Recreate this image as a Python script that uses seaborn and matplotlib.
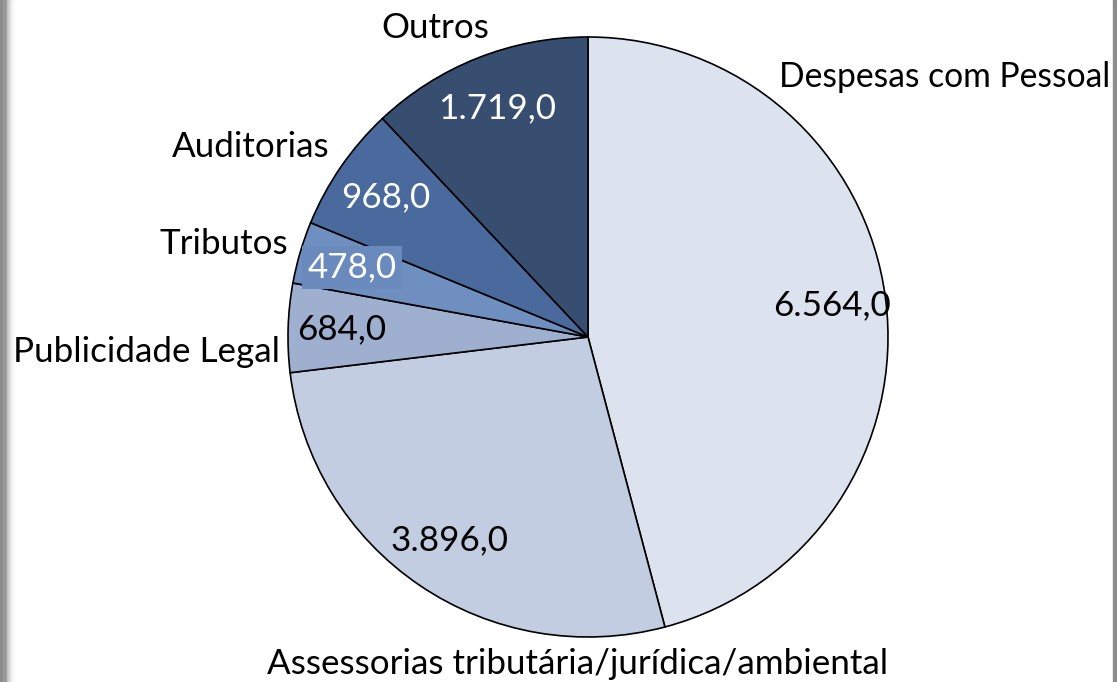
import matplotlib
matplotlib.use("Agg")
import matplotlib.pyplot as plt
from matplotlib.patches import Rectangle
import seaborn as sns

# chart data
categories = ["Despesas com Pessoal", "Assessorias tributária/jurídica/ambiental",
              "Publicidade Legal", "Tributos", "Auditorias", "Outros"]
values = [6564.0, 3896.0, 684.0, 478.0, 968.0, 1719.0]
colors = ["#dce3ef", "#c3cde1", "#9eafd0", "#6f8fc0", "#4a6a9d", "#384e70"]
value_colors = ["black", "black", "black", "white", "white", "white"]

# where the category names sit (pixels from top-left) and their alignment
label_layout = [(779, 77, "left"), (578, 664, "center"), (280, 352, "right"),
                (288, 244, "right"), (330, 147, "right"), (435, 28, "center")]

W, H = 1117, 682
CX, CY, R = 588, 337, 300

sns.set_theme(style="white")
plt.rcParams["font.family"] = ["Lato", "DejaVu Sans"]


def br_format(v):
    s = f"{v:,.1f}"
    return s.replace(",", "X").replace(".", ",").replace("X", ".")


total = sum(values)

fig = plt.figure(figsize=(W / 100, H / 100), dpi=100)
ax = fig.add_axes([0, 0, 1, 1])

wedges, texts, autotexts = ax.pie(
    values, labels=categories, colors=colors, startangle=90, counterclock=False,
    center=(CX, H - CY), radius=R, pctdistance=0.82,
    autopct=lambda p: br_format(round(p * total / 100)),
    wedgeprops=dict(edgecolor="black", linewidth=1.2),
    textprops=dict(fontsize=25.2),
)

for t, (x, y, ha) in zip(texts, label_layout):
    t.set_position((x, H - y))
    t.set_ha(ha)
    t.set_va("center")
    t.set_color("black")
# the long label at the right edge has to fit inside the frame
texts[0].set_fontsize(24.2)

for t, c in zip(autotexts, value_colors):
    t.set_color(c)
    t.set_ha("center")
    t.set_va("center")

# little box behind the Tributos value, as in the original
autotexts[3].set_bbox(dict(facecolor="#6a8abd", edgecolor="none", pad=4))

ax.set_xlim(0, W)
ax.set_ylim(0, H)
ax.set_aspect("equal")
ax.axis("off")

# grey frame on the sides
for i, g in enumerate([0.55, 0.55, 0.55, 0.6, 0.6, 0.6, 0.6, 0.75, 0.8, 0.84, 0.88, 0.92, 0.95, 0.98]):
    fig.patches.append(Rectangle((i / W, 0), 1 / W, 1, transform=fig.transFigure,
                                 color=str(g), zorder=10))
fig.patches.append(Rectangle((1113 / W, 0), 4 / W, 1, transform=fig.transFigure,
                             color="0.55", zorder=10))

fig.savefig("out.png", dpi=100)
==
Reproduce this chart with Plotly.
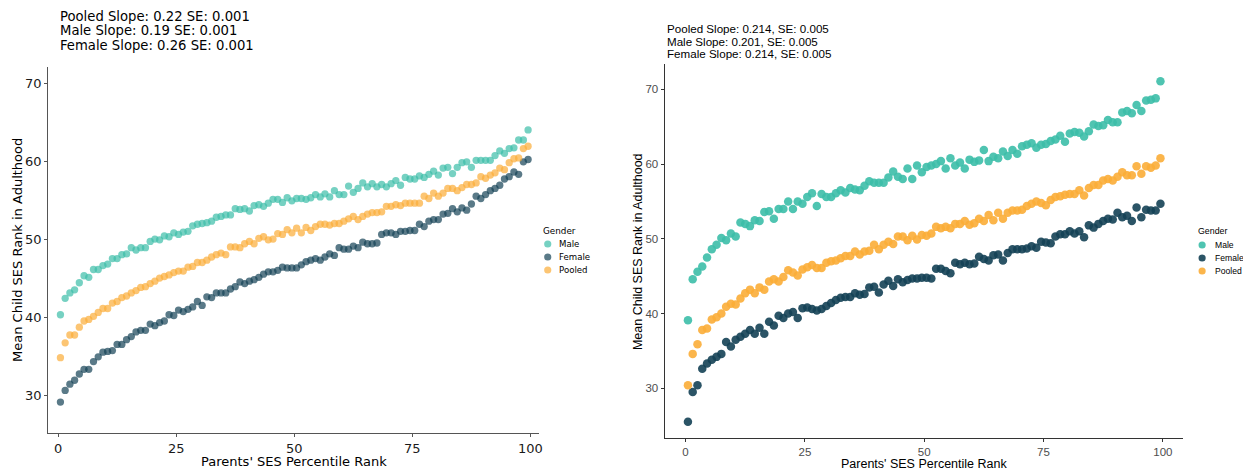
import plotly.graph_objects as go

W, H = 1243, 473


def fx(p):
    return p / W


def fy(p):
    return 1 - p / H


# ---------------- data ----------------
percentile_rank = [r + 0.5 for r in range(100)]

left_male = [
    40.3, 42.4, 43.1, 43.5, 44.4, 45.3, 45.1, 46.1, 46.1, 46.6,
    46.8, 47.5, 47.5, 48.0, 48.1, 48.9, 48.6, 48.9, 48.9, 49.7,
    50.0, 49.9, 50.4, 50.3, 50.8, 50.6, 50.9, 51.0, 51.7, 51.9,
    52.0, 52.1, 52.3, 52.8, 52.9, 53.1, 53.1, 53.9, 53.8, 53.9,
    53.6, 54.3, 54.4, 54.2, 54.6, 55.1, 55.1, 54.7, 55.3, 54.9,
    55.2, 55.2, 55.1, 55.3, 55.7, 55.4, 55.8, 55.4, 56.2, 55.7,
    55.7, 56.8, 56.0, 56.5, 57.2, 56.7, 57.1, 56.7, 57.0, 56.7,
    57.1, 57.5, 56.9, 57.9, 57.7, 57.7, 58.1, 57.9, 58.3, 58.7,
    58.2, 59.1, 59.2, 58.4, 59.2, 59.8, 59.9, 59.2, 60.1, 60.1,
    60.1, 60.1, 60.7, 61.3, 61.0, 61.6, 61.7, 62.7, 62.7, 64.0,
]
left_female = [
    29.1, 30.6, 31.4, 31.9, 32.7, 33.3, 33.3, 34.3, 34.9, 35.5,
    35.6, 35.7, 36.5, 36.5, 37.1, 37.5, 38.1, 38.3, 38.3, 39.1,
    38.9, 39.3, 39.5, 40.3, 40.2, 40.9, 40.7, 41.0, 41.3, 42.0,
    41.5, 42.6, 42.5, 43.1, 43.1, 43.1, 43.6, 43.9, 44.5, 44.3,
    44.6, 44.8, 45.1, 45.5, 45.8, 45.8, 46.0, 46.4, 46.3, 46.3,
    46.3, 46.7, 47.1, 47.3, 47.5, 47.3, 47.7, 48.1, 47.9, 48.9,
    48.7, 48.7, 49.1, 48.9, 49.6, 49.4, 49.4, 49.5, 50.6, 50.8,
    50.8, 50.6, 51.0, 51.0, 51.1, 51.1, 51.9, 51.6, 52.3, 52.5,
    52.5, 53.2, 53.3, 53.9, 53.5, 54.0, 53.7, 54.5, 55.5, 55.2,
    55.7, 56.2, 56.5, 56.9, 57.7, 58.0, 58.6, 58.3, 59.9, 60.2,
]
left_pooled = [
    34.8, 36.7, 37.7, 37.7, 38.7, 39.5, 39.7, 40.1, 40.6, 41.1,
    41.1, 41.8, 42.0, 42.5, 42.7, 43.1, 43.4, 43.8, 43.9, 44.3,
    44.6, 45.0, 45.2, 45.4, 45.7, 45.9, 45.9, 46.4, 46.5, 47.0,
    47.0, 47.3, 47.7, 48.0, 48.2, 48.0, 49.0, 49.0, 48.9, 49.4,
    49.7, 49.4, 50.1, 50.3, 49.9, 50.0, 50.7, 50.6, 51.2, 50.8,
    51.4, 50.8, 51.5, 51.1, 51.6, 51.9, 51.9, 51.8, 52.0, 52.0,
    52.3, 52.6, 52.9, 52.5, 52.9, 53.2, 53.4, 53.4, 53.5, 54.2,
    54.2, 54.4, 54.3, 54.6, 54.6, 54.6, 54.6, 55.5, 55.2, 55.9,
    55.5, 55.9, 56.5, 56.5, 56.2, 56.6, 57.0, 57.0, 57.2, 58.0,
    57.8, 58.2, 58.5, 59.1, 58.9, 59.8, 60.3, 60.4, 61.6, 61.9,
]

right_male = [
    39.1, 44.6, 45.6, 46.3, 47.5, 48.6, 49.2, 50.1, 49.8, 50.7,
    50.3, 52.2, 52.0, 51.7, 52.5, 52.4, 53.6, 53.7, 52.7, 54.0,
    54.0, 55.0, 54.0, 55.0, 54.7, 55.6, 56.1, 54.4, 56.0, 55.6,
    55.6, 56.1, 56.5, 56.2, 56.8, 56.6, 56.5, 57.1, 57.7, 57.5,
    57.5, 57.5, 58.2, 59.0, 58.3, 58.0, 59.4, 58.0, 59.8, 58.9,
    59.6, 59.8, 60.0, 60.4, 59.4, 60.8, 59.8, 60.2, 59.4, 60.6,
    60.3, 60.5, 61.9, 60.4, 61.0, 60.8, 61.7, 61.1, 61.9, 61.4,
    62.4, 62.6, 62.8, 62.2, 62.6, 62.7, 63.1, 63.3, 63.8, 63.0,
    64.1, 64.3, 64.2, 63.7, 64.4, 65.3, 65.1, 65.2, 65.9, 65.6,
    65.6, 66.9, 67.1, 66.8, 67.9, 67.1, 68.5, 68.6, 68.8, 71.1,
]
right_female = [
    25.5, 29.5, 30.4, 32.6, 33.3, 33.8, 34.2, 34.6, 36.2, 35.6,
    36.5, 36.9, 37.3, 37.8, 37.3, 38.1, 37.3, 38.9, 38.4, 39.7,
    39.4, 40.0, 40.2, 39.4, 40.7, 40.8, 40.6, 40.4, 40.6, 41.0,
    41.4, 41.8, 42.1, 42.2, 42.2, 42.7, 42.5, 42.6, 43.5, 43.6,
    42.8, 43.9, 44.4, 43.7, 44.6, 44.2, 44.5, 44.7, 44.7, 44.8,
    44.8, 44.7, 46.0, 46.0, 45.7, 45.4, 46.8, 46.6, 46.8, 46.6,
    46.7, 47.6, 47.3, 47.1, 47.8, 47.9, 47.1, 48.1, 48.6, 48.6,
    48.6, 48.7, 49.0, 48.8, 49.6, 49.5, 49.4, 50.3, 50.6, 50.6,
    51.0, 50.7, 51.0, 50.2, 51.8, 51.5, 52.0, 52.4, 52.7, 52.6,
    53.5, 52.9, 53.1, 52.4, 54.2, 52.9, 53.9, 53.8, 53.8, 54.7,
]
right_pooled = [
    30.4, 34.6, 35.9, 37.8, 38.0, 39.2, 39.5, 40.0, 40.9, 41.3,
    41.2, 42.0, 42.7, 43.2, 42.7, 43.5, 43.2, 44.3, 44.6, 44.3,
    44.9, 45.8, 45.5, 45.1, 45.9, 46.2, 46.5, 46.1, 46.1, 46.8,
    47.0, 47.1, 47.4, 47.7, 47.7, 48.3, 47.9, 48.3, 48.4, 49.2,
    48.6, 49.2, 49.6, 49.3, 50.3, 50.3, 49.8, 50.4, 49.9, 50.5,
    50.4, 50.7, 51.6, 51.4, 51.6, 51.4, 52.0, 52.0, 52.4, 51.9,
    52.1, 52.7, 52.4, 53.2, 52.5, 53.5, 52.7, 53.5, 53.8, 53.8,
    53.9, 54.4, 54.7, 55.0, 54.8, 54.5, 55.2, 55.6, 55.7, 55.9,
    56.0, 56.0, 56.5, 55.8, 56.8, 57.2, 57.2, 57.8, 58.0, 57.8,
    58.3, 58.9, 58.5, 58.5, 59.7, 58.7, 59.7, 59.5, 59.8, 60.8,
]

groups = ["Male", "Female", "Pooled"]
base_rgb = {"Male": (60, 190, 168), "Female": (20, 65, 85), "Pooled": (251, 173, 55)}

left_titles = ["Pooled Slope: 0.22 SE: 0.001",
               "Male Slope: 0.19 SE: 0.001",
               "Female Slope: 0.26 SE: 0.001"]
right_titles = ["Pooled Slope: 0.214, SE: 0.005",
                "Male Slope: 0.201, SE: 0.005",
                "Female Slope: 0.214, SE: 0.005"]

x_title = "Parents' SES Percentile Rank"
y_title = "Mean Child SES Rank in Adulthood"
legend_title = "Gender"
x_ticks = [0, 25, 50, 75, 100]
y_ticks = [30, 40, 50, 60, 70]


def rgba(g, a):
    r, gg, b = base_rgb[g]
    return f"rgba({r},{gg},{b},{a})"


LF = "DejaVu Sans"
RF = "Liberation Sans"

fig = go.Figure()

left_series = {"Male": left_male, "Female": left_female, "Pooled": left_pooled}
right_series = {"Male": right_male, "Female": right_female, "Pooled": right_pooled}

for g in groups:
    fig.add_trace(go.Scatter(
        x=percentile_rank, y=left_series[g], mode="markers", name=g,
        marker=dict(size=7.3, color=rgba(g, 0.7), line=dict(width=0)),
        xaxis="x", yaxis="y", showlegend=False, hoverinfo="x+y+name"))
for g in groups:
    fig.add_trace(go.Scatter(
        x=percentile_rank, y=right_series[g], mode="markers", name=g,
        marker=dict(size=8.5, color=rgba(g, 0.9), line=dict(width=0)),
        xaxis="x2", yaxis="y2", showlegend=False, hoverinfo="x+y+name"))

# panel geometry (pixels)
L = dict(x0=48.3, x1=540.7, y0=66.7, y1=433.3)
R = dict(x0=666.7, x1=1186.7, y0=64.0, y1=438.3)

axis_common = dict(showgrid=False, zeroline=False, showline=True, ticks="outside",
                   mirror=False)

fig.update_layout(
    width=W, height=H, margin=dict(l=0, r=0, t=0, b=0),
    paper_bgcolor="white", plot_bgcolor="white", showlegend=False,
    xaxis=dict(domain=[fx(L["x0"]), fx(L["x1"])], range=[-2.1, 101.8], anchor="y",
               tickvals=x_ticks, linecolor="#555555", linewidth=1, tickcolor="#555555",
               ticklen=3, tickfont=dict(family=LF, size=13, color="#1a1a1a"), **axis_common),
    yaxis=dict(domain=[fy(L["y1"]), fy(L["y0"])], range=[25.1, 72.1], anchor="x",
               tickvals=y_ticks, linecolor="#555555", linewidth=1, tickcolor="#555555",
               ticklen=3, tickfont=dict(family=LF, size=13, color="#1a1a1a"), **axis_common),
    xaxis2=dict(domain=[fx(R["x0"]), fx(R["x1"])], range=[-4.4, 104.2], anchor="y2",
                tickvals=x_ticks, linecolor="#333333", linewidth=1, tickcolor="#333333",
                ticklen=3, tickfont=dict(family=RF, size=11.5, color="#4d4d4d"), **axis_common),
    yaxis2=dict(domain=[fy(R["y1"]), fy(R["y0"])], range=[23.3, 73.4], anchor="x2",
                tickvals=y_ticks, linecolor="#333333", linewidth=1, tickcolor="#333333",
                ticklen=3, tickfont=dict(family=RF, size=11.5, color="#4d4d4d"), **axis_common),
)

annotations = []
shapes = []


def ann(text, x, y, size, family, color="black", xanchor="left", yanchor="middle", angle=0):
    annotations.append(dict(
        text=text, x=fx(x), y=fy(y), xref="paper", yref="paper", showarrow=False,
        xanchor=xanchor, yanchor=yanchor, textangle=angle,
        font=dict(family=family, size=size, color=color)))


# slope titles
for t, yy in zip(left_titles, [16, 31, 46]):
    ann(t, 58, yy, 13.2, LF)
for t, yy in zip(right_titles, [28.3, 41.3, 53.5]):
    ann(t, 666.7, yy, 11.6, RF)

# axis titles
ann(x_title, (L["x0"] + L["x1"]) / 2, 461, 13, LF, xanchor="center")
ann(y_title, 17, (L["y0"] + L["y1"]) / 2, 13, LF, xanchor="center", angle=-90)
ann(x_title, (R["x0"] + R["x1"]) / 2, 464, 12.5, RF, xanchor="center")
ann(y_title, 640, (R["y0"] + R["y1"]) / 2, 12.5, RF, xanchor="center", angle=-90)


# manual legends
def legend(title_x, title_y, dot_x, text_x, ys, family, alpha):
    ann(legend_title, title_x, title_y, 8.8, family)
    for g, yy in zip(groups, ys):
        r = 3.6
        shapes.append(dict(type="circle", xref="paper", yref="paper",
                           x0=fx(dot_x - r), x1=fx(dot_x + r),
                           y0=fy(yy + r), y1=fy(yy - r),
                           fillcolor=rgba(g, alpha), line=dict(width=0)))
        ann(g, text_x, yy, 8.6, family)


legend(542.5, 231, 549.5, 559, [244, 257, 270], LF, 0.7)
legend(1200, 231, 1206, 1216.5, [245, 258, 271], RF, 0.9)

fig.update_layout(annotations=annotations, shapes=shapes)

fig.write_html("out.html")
--
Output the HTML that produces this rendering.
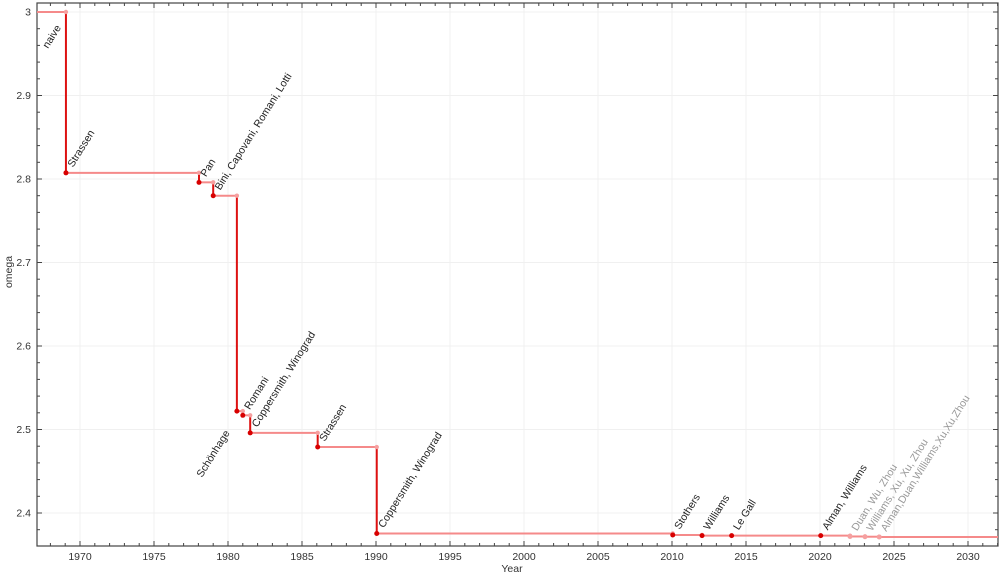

| GOAL OF THE EXERCISE |
Do not copy any pictures. Retype exactly the stretch from the line with "Recreate this image" through the line with "import seaborn as sns".

| FINISHED EXERCISE |
Recreate this image as a Python script that uses seaborn and matplotlib.
import matplotlib
matplotlib.use("Agg")
import matplotlib.pyplot as plt
from matplotlib.patches import Rectangle
import seaborn as sns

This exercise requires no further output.